● Direction
Return every line below as is, leaving out the pictures.
[START Given material]
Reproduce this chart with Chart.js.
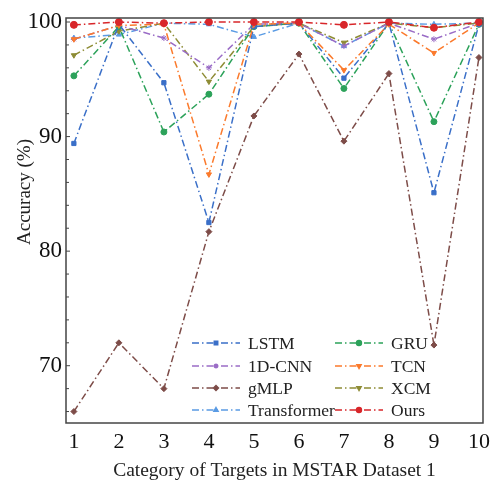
<!DOCTYPE html>
<html>
<head>
<meta charset="utf-8">
<script src="https://cdn.jsdelivr.net/npm/chart.js@4"></script>
<style>
  body { margin: 0; background: #fff; }
</style>
</head>
<body>
<canvas id="accChart" width="496" height="483"></canvas>
<script>
const categories = [1, 2, 3, 4, 5, 6, 7, 8, 9, 10];
const lstm = [89.4, 99.8, 94.7, 82.5, 99.6, 99.9, 95.1, 99.9, 85.1, 99.8];
const gru = [95.3, 99.6, 90.4, 93.7, 99.6, 99.9, 94.2, 99.9, 91.3, 99.8];
const cnn1d = [98.5, 99.7, 98.6, 96.0, 99.8, 99.9, 97.9, 99.9, 98.5, 99.9];
const tcn = [98.5, 99.7, 99.8, 86.7, 99.8, 99.9, 95.8, 99.8, 97.3, 99.9];
const gmlp = [66.0, 72.0, 68.0, 81.7, 91.8, 97.2, 89.6, 95.5, 71.8, 96.9];
const xcm = [97.1, 99.2, 99.9, 94.8, 99.6, 99.9, 98.2, 99.9, 99.5, 99.9];
const transformer = [98.6, 98.9, 99.9, 99.8, 98.7, 99.9, 97.9, 99.9, 99.8, 99.9];
const ours = [99.75, 100, 99.9, 100, 100, 100, 99.75, 100, 99.5, 100];
const yTicks = [70, 80, 90, 100];

const serif = "'Liberation Serif', 'DejaVu Serif', serif";
const dashDot = [7, 3, 1.5, 3];

// legend is row-major: LSTM | GRU, 1D-CNN | TCN, gMLP | XCM, Transformer | Ours
const series = [
  { label: 'LSTM', values: lstm, color: '#3a6fc8', style: 'rect', order: 3 },
  { label: 'GRU', values: gru, color: '#2ca25a', style: 'circle', order: 4 },
  { label: '1D-CNN', values: cnn1d, color: '#9a6cc6', style: 'star', order: 5 },
  { label: 'TCN', values: tcn, color: '#fb7a2c', style: 'triangle', rot: 180, order: 2 },
  { label: 'gMLP', values: gmlp, color: '#7d4c48', style: 'rectRot', order: 8 },
  { label: 'XCM', values: xcm, color: '#8e8c35', style: 'triangle', rot: 180, order: 6 },
  { label: 'Transformer', values: transformer, color: '#5a9be4', style: 'triangle', order: 7 },
  { label: 'Ours', values: ours, color: '#d8262a', style: 'circle', order: 0 }
];

const datasets = series.map(s => ({
  label: s.label,
  data: s.values.map((v, i) => ({ x: categories[i], y: v })),
  borderColor: s.color,
  backgroundColor: s.color,
  borderWidth: 1.5,
  borderDash: dashDot,
  pointStyle: s.style,
  pointRotation: s.rot || 0,
  pointRadius: s.label === 'Ours' ? 3.5 : 3,
  pointBorderWidth: 1,
  tension: 0,
  order: s.order
}));

// frame around the plot, inward y ticks (majors every 10, minors every 2), y title
const frame = {
  id: 'frame',
  afterDraw(chart) {
    const { ctx, chartArea: a, scales } = chart;
    ctx.save();
    ctx.strokeStyle = '#444';
    ctx.lineWidth = 1.5;
    ctx.strokeRect(a.left, a.top, a.right - a.left, a.bottom - a.top);
    ctx.lineWidth = 1;
    for (let v = 66; v <= 100; v += 2) {
      const y = scales.y.getPixelForValue(v);
      const len = v % 10 === 0 ? 4 : 3;
      ctx.beginPath();
      ctx.moveTo(a.left, y);
      ctx.lineTo(a.left + len, y);
      ctx.stroke();
    }
    ctx.translate(25, 192);
    ctx.rotate(-Math.PI / 2);
    ctx.font = '19px ' + serif;
    ctx.fillStyle = '#222';
    ctx.textAlign = 'center';
    ctx.textBaseline = 'middle';
    ctx.fillText('Accuracy (%)', 0, 0);
    ctx.restore();
  }
};

// two-column legend inside the lower right of the plot
const legendBox = {
  id: 'legendBox',
  afterDraw(chart) {
    const { ctx } = chart;
    const cols = [192, 335];
    const rows = [343, 366, 388, 410];
    ctx.save();
    ctx.font = '17.5px ' + serif;
    ctx.textBaseline = 'middle';
    series.forEach((s, i) => {
      const x = cols[i % 2];
      const y = rows[Math.floor(i / 2)];
      ctx.strokeStyle = s.color;
      ctx.lineWidth = 1.4;
      ctx.setLineDash(dashDot);
      ctx.beginPath();
      ctx.moveTo(x, y);
      ctx.lineTo(x + 48, y);
      ctx.stroke();
      ctx.setLineDash([]);
      ctx.fillStyle = s.color;
      Chart.helpers.drawPoint(ctx, {
        pointStyle: s.style, rotation: s.rot || 0, radius: 2.5, borderWidth: 1
      }, x + 24, y);
      ctx.fillStyle = '#222';
      ctx.fillText(s.label, x + 56, y + 1);
    });
    ctx.restore();
  }
};

new Chart(document.getElementById('accChart'), {
  type: 'line',
  data: { datasets },
  options: {
    responsive: false,
    animation: false,
    layout: { padding: { top: 18, right: 6, left: 0, bottom: 0 } },
    plugins: {
      legend: { display: false },
      tooltip: { enabled: false }
    },
    scales: {
      x: {
        type: 'linear',
        min: 0.825,
        max: 10.09,
        grid: { display: false, drawTicks: false },
        border: { display: false },
        afterBuildTicks: scale => { scale.ticks = categories.map(v => ({ value: v })); },
        ticks: {
          padding: 6,
          color: '#111',
          font: { family: serif, size: 22 },
          maxRotation: 0
        },
        title: {
          display: true,
          text: 'Category of Targets in MSTAR Dataset 1',
          color: '#222',
          font: { family: serif, size: 19.5 },
          padding: { top: 0, bottom: 0 }
        },
        afterFit: scale => { scale.height = 60; }
      },
      y: {
        min: 65,
        max: 100.35,
        grid: { display: false, drawTicks: false },
        border: { display: false },
        afterBuildTicks: scale => { scale.ticks = yTicks.map(v => ({ value: v })); },
        ticks: {
          padding: 4,
          color: '#111',
          font: { family: serif, size: 23 }
        },
        afterFit: scale => { scale.width = 66; }
      }
    }
  },
  plugins: [frame, legendBox]
});
</script>
</body>
</html>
[END Given material]
● Task answer
Reproduce this chart with Chart.js.
<!DOCTYPE html>
<html>
<head>
<meta charset="utf-8">
<script src="https://cdn.jsdelivr.net/npm/chart.js@4"></script>
<style>
  body { margin: 0; background: #fff; }
</style>
</head>
<body>
<canvas id="accChart" width="496" height="483"></canvas>
<script>
const categories = [1, 2, 3, 4, 5, 6, 7, 8, 9, 10];
const lstm = [89.4, 99.8, 94.7, 82.5, 99.6, 99.9, 95.1, 99.9, 85.1, 99.8];
const gru = [95.3, 99.6, 90.4, 93.7, 99.6, 99.9, 94.2, 99.9, 91.3, 99.8];
const cnn1d = [98.5, 99.7, 98.6, 96.0, 99.8, 99.9, 97.9, 99.9, 98.5, 99.9];
const tcn = [98.5, 99.7, 99.8, 86.7, 99.8, 99.9, 95.8, 99.8, 97.3, 99.9];
const gmlp = [66.0, 72.0, 68.0, 81.7, 91.8, 97.2, 89.6, 95.5, 71.8, 96.9];
const xcm = [97.1, 99.2, 99.9, 94.8, 99.6, 99.9, 98.2, 99.9, 99.5, 99.9];
const transformer = [98.6, 98.9, 99.9, 99.8, 98.7, 99.9, 97.9, 99.9, 99.8, 99.9];
const ours = [99.75, 100, 99.9, 100, 100, 100, 99.75, 100, 99.5, 100];
const yTicks = [70, 80, 90, 100];

const serif = "'Liberation Serif', 'DejaVu Serif', serif";
const dashDot = [7, 3, 1.5, 3];

// legend is row-major: LSTM | GRU, 1D-CNN | TCN, gMLP | XCM, Transformer | Ours
const series = [
  { label: 'LSTM', values: lstm, color: '#3a6fc8', style: 'rect', order: 3 },
  { label: 'GRU', values: gru, color: '#2ca25a', style: 'circle', order: 4 },
  { label: '1D-CNN', values: cnn1d, color: '#9a6cc6', style: 'star', order: 5 },
  { label: 'TCN', values: tcn, color: '#fb7a2c', style: 'triangle', rot: 180, order: 2 },
  { label: 'gMLP', values: gmlp, color: '#7d4c48', style: 'rectRot', order: 8 },
  { label: 'XCM', values: xcm, color: '#8e8c35', style: 'triangle', rot: 180, order: 6 },
  { label: 'Transformer', values: transformer, color: '#5a9be4', style: 'triangle', order: 7 },
  { label: 'Ours', values: ours, color: '#d8262a', style: 'circle', order: 0 }
];

const datasets = series.map(s => ({
  label: s.label,
  data: s.values.map((v, i) => ({ x: categories[i], y: v })),
  borderColor: s.color,
  backgroundColor: s.color,
  borderWidth: 1.5,
  borderDash: dashDot,
  pointStyle: s.style,
  pointRotation: s.rot || 0,
  pointRadius: s.label === 'Ours' ? 3.5 : 3,
  pointBorderWidth: 1,
  tension: 0,
  order: s.order
}));

// frame around the plot, inward y ticks (majors every 10, minors every 2), y title
const frame = {
  id: 'frame',
  afterDraw(chart) {
    const { ctx, chartArea: a, scales } = chart;
    ctx.save();
    ctx.strokeStyle = '#444';
    ctx.lineWidth = 1.5;
    ctx.strokeRect(a.left, a.top, a.right - a.left, a.bottom - a.top);
    ctx.lineWidth = 1;
    for (let v = 66; v <= 100; v += 2) {
      const y = scales.y.getPixelForValue(v);
      const len = v % 10 === 0 ? 4 : 3;
      ctx.beginPath();
      ctx.moveTo(a.left, y);
      ctx.lineTo(a.left + len, y);
      ctx.stroke();
    }
    ctx.translate(25, 192);
    ctx.rotate(-Math.PI / 2);
    ctx.font = '19px ' + serif;
    ctx.fillStyle = '#222';
    ctx.textAlign = 'center';
    ctx.textBaseline = 'middle';
    ctx.fillText('Accuracy (%)', 0, 0);
    ctx.restore();
  }
};

// two-column legend inside the lower right of the plot
const legendBox = {
  id: 'legendBox',
  afterDraw(chart) {
    const { ctx } = chart;
    const cols = [192, 335];
    const rows = [343, 366, 388, 410];
    ctx.save();
    ctx.font = '17.5px ' + serif;
    ctx.textBaseline = 'middle';
    series.forEach((s, i) => {
      const x = cols[i % 2];
      const y = rows[Math.floor(i / 2)];
      ctx.strokeStyle = s.color;
      ctx.lineWidth = 1.4;
      ctx.setLineDash(dashDot);
      ctx.beginPath();
      ctx.moveTo(x, y);
      ctx.lineTo(x + 48, y);
      ctx.stroke();
      ctx.setLineDash([]);
      ctx.fillStyle = s.color;
      Chart.helpers.drawPoint(ctx, {
        pointStyle: s.style, rotation: s.rot || 0, radius: 2.5, borderWidth: 1
      }, x + 24, y);
      ctx.fillStyle = '#222';
      ctx.fillText(s.label, x + 56, y + 1);
    });
    ctx.restore();
  }
};

new Chart(document.getElementById('accChart'), {
  type: 'line',
  data: { datasets },
  options: {
    responsive: false,
    animation: false,
    layout: { padding: { top: 18, right: 6, left: 0, bottom: 0 } },
    plugins: {
      legend: { display: false },
      tooltip: { enabled: false }
    },
    scales: {
      x: {
        type: 'linear',
        min: 0.825,
        max: 10.09,
        grid: { display: false, drawTicks: false },
        border: { display: false },
        afterBuildTicks: scale => { scale.ticks = categories.map(v => ({ value: v })); },
        ticks: {
          padding: 6,
          color: '#111',
          font: { family: serif, size: 22 },
          maxRotation: 0
        },
        title: {
          display: true,
          text: 'Category of Targets in MSTAR Dataset 1',
          color: '#222',
          font: { family: serif, size: 19.5 },
          padding: { top: 0, bottom: 0 }
        },
        afterFit: scale => { scale.height = 60; }
      },
      y: {
        min: 65,
        max: 100.35,
        grid: { display: false, drawTicks: false },
        border: { display: false },
        afterBuildTicks: scale => { scale.ticks = yTicks.map(v => ({ value: v })); },
        ticks: {
          padding: 4,
          color: '#111',
          font: { family: serif, size: 23 }
        },
        afterFit: scale => { scale.width = 66; }
      }
    }
  },
  plugins: [frame, legendBox]
});
</script>
</body>
</html>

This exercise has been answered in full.